Reproduce all the lines below exactly and omit the images.

>> START Dataset excerpt

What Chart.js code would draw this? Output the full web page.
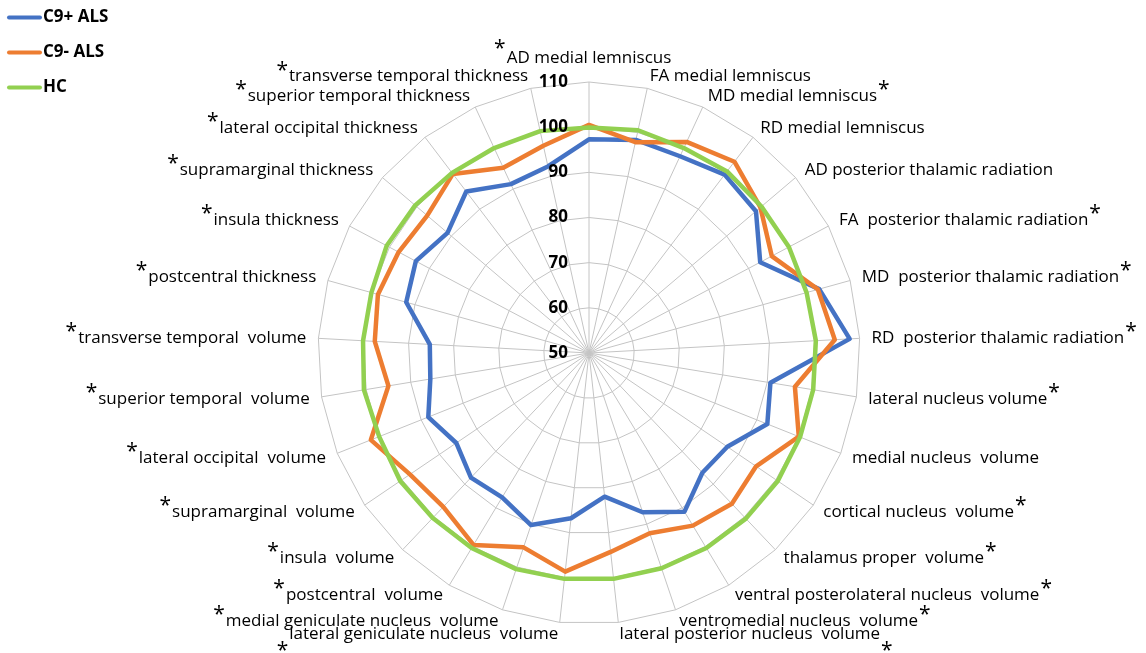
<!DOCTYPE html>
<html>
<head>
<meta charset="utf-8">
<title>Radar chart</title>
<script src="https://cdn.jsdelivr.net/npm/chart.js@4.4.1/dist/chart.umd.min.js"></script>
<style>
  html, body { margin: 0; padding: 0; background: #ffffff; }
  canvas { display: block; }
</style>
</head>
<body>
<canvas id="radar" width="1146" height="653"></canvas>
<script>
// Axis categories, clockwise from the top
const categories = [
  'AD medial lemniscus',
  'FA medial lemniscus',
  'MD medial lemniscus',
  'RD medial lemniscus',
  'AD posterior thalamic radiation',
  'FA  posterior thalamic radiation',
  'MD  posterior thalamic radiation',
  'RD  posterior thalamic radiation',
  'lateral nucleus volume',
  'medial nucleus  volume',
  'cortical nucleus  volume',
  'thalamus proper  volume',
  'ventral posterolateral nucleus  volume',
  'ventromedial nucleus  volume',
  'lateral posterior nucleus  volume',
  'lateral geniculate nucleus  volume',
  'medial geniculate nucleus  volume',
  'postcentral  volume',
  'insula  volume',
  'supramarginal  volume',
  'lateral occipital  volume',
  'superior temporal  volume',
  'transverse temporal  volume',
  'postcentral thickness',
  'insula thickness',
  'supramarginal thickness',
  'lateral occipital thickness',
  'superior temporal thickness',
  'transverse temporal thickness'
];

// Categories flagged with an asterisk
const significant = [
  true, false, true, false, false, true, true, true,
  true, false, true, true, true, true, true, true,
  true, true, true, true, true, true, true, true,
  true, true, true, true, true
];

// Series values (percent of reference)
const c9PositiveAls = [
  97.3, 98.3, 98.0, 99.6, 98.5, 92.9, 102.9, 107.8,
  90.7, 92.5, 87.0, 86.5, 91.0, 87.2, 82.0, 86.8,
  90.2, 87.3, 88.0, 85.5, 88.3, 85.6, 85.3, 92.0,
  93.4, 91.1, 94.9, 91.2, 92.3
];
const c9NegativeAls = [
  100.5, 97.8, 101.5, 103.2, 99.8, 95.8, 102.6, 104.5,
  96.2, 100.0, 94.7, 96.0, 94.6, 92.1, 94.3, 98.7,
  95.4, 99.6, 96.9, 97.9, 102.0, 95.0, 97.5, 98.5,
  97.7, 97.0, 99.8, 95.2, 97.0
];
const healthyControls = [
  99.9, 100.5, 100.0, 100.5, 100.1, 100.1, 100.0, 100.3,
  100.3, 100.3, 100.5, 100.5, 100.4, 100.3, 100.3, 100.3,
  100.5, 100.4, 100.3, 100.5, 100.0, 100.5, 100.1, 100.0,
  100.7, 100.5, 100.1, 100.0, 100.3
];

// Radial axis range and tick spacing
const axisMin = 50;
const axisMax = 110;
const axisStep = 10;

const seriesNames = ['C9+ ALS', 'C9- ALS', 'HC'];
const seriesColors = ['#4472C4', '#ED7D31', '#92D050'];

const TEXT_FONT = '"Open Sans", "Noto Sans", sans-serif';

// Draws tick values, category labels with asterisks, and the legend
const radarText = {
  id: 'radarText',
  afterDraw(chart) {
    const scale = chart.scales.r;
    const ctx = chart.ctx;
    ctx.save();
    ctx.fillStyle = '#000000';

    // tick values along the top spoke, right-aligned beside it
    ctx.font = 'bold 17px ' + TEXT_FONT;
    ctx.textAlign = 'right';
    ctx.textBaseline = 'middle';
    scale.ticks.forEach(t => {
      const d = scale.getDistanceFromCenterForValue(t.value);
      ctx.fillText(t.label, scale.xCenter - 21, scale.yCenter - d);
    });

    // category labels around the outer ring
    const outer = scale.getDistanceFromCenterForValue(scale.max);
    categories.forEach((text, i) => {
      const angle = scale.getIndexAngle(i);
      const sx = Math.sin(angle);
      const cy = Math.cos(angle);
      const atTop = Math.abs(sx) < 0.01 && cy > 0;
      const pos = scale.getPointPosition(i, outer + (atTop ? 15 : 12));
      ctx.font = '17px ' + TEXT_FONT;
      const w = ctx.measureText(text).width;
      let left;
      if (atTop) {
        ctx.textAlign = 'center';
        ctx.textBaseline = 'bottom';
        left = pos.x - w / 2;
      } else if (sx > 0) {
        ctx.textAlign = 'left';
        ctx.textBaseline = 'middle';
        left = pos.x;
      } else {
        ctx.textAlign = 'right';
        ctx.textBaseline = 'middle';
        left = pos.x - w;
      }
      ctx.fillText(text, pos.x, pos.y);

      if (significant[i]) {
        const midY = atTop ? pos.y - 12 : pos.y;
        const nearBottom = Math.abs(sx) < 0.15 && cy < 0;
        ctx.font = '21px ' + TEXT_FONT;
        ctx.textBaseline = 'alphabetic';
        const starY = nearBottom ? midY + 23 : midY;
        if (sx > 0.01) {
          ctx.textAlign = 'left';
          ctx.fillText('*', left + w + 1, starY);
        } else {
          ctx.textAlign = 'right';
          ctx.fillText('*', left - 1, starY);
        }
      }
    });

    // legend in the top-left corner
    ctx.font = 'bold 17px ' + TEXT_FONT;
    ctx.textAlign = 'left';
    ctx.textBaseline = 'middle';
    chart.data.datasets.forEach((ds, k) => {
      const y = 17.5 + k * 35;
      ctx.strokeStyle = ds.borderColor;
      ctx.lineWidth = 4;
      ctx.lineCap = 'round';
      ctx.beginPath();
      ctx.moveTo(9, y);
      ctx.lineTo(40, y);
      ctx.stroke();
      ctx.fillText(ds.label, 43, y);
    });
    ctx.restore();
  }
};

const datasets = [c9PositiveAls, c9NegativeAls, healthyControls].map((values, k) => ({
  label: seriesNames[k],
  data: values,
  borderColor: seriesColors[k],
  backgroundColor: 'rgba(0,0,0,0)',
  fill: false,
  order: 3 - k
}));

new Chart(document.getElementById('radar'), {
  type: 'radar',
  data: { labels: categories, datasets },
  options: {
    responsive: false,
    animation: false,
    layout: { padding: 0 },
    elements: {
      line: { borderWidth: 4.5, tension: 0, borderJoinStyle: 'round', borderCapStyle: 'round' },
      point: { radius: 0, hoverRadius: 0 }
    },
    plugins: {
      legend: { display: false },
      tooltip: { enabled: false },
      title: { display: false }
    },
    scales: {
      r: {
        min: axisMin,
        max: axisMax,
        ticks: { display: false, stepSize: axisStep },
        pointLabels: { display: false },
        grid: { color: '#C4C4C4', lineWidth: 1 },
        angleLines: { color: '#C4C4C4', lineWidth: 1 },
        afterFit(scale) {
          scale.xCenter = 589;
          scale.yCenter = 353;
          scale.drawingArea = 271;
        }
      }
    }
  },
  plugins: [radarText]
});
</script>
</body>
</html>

>> END Dataset excerpt

[Response to the exercise]
What Chart.js code would draw this? Output the full web page.
<!DOCTYPE html>
<html>
<head>
<meta charset="utf-8">
<title>Radar chart</title>
<script src="https://cdn.jsdelivr.net/npm/chart.js@4.4.1/dist/chart.umd.min.js"></script>
<style>
  html, body { margin: 0; padding: 0; background: #ffffff; }
  canvas { display: block; }
</style>
</head>
<body>
<canvas id="radar" width="1146" height="653"></canvas>
<script>
// Axis categories, clockwise from the top
const categories = [
  'AD medial lemniscus',
  'FA medial lemniscus',
  'MD medial lemniscus',
  'RD medial lemniscus',
  'AD posterior thalamic radiation',
  'FA  posterior thalamic radiation',
  'MD  posterior thalamic radiation',
  'RD  posterior thalamic radiation',
  'lateral nucleus volume',
  'medial nucleus  volume',
  'cortical nucleus  volume',
  'thalamus proper  volume',
  'ventral posterolateral nucleus  volume',
  'ventromedial nucleus  volume',
  'lateral posterior nucleus  volume',
  'lateral geniculate nucleus  volume',
  'medial geniculate nucleus  volume',
  'postcentral  volume',
  'insula  volume',
  'supramarginal  volume',
  'lateral occipital  volume',
  'superior temporal  volume',
  'transverse temporal  volume',
  'postcentral thickness',
  'insula thickness',
  'supramarginal thickness',
  'lateral occipital thickness',
  'superior temporal thickness',
  'transverse temporal thickness'
];

// Categories flagged with an asterisk
const significant = [
  true, false, true, false, false, true, true, true,
  true, false, true, true, true, true, true, true,
  true, true, true, true, true, true, true, true,
  true, true, true, true, true
];

// Series values (percent of reference)
const c9PositiveAls = [
  97.3, 98.3, 98.0, 99.6, 98.5, 92.9, 102.9, 107.8,
  90.7, 92.5, 87.0, 86.5, 91.0, 87.2, 82.0, 86.8,
  90.2, 87.3, 88.0, 85.5, 88.3, 85.6, 85.3, 92.0,
  93.4, 91.1, 94.9, 91.2, 92.3
];
const c9NegativeAls = [
  100.5, 97.8, 101.5, 103.2, 99.8, 95.8, 102.6, 104.5,
  96.2, 100.0, 94.7, 96.0, 94.6, 92.1, 94.3, 98.7,
  95.4, 99.6, 96.9, 97.9, 102.0, 95.0, 97.5, 98.5,
  97.7, 97.0, 99.8, 95.2, 97.0
];
const healthyControls = [
  99.9, 100.5, 100.0, 100.5, 100.1, 100.1, 100.0, 100.3,
  100.3, 100.3, 100.5, 100.5, 100.4, 100.3, 100.3, 100.3,
  100.5, 100.4, 100.3, 100.5, 100.0, 100.5, 100.1, 100.0,
  100.7, 100.5, 100.1, 100.0, 100.3
];

// Radial axis range and tick spacing
const axisMin = 50;
const axisMax = 110;
const axisStep = 10;

const seriesNames = ['C9+ ALS', 'C9- ALS', 'HC'];
const seriesColors = ['#4472C4', '#ED7D31', '#92D050'];

const TEXT_FONT = '"Open Sans", "Noto Sans", sans-serif';

// Draws tick values, category labels with asterisks, and the legend
const radarText = {
  id: 'radarText',
  afterDraw(chart) {
    const scale = chart.scales.r;
    const ctx = chart.ctx;
    ctx.save();
    ctx.fillStyle = '#000000';

    // tick values along the top spoke, right-aligned beside it
    ctx.font = 'bold 17px ' + TEXT_FONT;
    ctx.textAlign = 'right';
    ctx.textBaseline = 'middle';
    scale.ticks.forEach(t => {
      const d = scale.getDistanceFromCenterForValue(t.value);
      ctx.fillText(t.label, scale.xCenter - 21, scale.yCenter - d);
    });

    // category labels around the outer ring
    const outer = scale.getDistanceFromCenterForValue(scale.max);
    categories.forEach((text, i) => {
      const angle = scale.getIndexAngle(i);
      const sx = Math.sin(angle);
      const cy = Math.cos(angle);
      const atTop = Math.abs(sx) < 0.01 && cy > 0;
      const pos = scale.getPointPosition(i, outer + (atTop ? 15 : 12));
      ctx.font = '17px ' + TEXT_FONT;
      const w = ctx.measureText(text).width;
      let left;
      if (atTop) {
        ctx.textAlign = 'center';
        ctx.textBaseline = 'bottom';
        left = pos.x - w / 2;
      } else if (sx > 0) {
        ctx.textAlign = 'left';
        ctx.textBaseline = 'middle';
        left = pos.x;
      } else {
        ctx.textAlign = 'right';
        ctx.textBaseline = 'middle';
        left = pos.x - w;
      }
      ctx.fillText(text, pos.x, pos.y);

      if (significant[i]) {
        const midY = atTop ? pos.y - 12 : pos.y;
        const nearBottom = Math.abs(sx) < 0.15 && cy < 0;
        ctx.font = '21px ' + TEXT_FONT;
        ctx.textBaseline = 'alphabetic';
        const starY = nearBottom ? midY + 23 : midY;
        if (sx > 0.01) {
          ctx.textAlign = 'left';
          ctx.fillText('*', left + w + 1, starY);
        } else {
          ctx.textAlign = 'right';
          ctx.fillText('*', left - 1, starY);
        }
      }
    });

    // legend in the top-left corner
    ctx.font = 'bold 17px ' + TEXT_FONT;
    ctx.textAlign = 'left';
    ctx.textBaseline = 'middle';
    chart.data.datasets.forEach((ds, k) => {
      const y = 17.5 + k * 35;
      ctx.strokeStyle = ds.borderColor;
      ctx.lineWidth = 4;
      ctx.lineCap = 'round';
      ctx.beginPath();
      ctx.moveTo(9, y);
      ctx.lineTo(40, y);
      ctx.stroke();
      ctx.fillText(ds.label, 43, y);
    });
    ctx.restore();
  }
};

const datasets = [c9PositiveAls, c9NegativeAls, healthyControls].map((values, k) => ({
  label: seriesNames[k],
  data: values,
  borderColor: seriesColors[k],
  backgroundColor: 'rgba(0,0,0,0)',
  fill: false,
  order: 3 - k
}));

new Chart(document.getElementById('radar'), {
  type: 'radar',
  data: { labels: categories, datasets },
  options: {
    responsive: false,
    animation: false,
    layout: { padding: 0 },
    elements: {
      line: { borderWidth: 4.5, tension: 0, borderJoinStyle: 'round', borderCapStyle: 'round' },
      point: { radius: 0, hoverRadius: 0 }
    },
    plugins: {
      legend: { display: false },
      tooltip: { enabled: false },
      title: { display: false }
    },
    scales: {
      r: {
        min: axisMin,
        max: axisMax,
        ticks: { display: false, stepSize: axisStep },
        pointLabels: { display: false },
        grid: { color: '#C4C4C4', lineWidth: 1 },
        angleLines: { color: '#C4C4C4', lineWidth: 1 },
        afterFit(scale) {
          scale.xCenter = 589;
          scale.yCenter = 353;
          scale.drawingArea = 271;
        }
      }
    }
  },
  plugins: [radarText]
});
</script>
</body>
</html>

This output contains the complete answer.